Still, the diamond company will be appealing. Net income in the first quarter more than doubled from a year earlier as the company raised sales and cut costs. It also has been a beneficiary of the weak ruble, which boosts revenue in the local currency from selling diamonds in dollars.
That offers tantalizing prospects for returns. Pressured by a government hungry for revenue, Alrosa this year promised to pay half its net income in dividends, above the 35 percent it is obliged to offer under company policy.
The Finance Ministry supports the Economy Ministry’s position that it’s possible to sell the stake in Alrosa by this month, Interfax has reported.

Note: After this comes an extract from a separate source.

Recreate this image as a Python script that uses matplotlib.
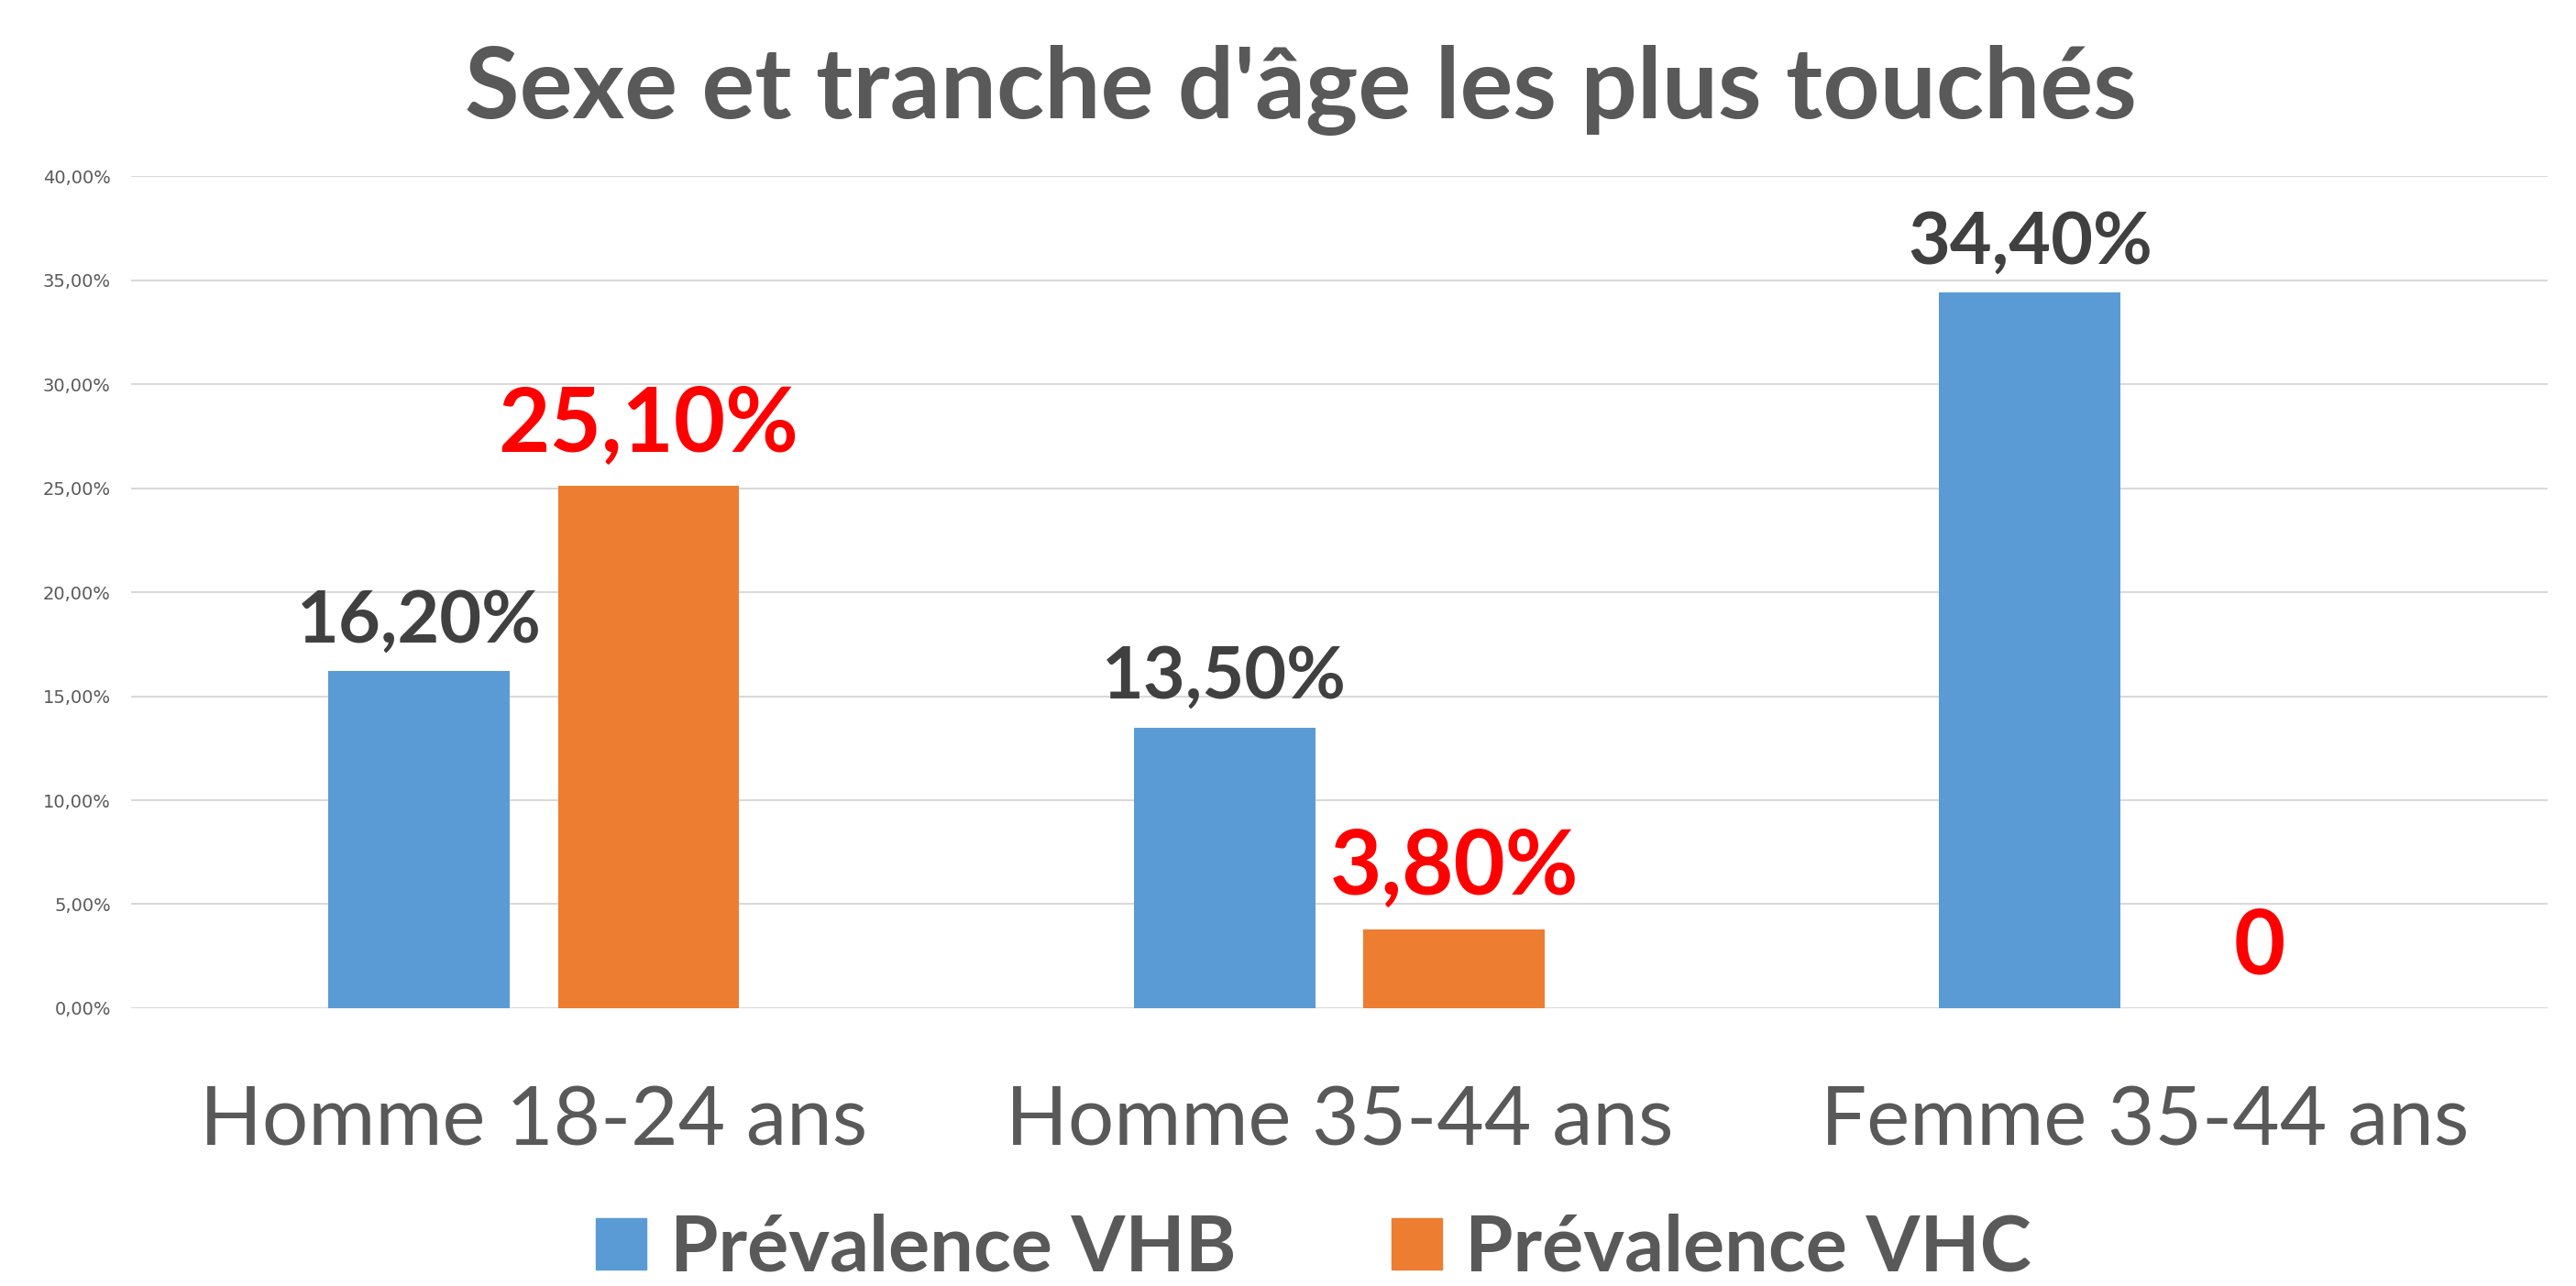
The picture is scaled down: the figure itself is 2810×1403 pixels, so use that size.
import matplotlib.pyplot as plt
from matplotlib.patches import Patch

categories = ['Homme 18-24 ans', 'Homme 35-44 ans', 'Femme 35-44 ans']
vhb = [16.2, 13.5, 34.4]
vhc = [25.1, 3.8, 0.0]
vhb_labels = ['16,20%', '13,50%', '34,40%']
vhc_labels = ['25,10%', '3,80%', '0']
yticks = [0, 5, 10, 15, 20, 25, 30, 35, 40]

kBlue = '#5B9BD5'
kOrange = '#ED7D31'
kRed = '#FF0000'
kDark = '#404040'
kGrey = '#595959'
kFont = 'Lato'

fig = plt.figure(figsize=(28.1, 14.03), dpi=100)
ax = fig.add_axes([0.0509, 0.216, 0.938, 0.647])

width = 0.225
offset = 0.1425
x = list(range(len(categories)))
ax.bar([i - offset for i in x], [v / 100 for v in vhb], width, color=kBlue, zorder=3)
ax.bar([i + offset for i in x], [v / 100 for v in vhc], width, color=kOrange, zorder=3)

# data labels
for i in x:
    ax.annotate(vhb_labels[i], (i - offset, vhb[i] / 100), xytext=(0, 23),
                textcoords='offset points', ha='center', va='baseline',
                fontsize=57, fontweight='bold', color=kDark, family=kFont)
    ax.annotate(vhc_labels[i], (i + offset, vhc[i] / 100), xytext=(0, 27),
                textcoords='offset points', ha='center', va='baseline',
                fontsize=70, fontweight='bold', color=kRed, family=kFont)

ax.set_xlim(-0.5, 2.5)
ax.set_ylim(0, 0.4)
ax.set_yticks([t / 100 for t in yticks])
ax.set_yticklabels(['{:.2f}%'.format(t).replace('.', ',') for t in yticks],
                   fontsize=14, color=kGrey)
ax.set_xticks(x)
ax.set_xticklabels(categories, fontsize=64, color=kGrey, family=kFont)
ax.tick_params(axis='y', length=0, pad=16)
ax.tick_params(axis='x', length=0, pad=60)
ax.grid(axis='y', color='#D9D9D9', linewidth=1.5, zorder=0)
for s in ax.spines.values():
    s.set_visible(False)

fig.text(0.505, 0.908, "Sexe et tranche d'âge les plus touchés", ha='center',
         va='baseline', fontsize=78, fontweight='bold', color=kGrey, family=kFont)

handles = [Patch(color=kBlue, label='Prévalence VHB'),
           Patch(color=kOrange, label='Prévalence VHC')]
fig.legend(handles=handles, loc='center', bbox_to_anchor=(0.51, 0.029), ncol=2,
           frameon=False, prop={'family': kFont, 'weight': 'bold', 'size': 61},
           labelcolor=kGrey, handlelength=0.65, handleheight=0.65,
           handletextpad=0.3, columnspacing=2.0)

fig.savefig('out.png', dpi=100)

The miner and Sberbank PJSC, which is managing the sale, have met investors, including in the U.S., who "expressed interest," Alrosa said June 1. Oppenheimer Funds Inc. in New York is a minority investor, owning about 3 percent of Alrosa. The fund’s press office declined to comment on any interest in the new share sale.
“It’s a positive-surprise story,” Love, the Gam UK fund manager, said after meeting with Alrosa executives last week in London. Gam holds shares in Alrosa, which remains attractive as diamond sales grow and the company’s cash flow improves, he said.
In a world bereft of decent returns, where mine operators such as Anglo American Plc have been canceling payouts, Alrosa will deliver a dividend yield far above 10 percent, according to Oleg Petropavlovskiy, an analyst at BCS Global Markets. A further sale of shares may act as a catalyst for increasing dividends, Deutsche Bank said.
“There is risk in everything in the world,” said veteran investor Jim Rogers. “But many are less and less worried about sanctions. I own some Russian companies and am looking for more.”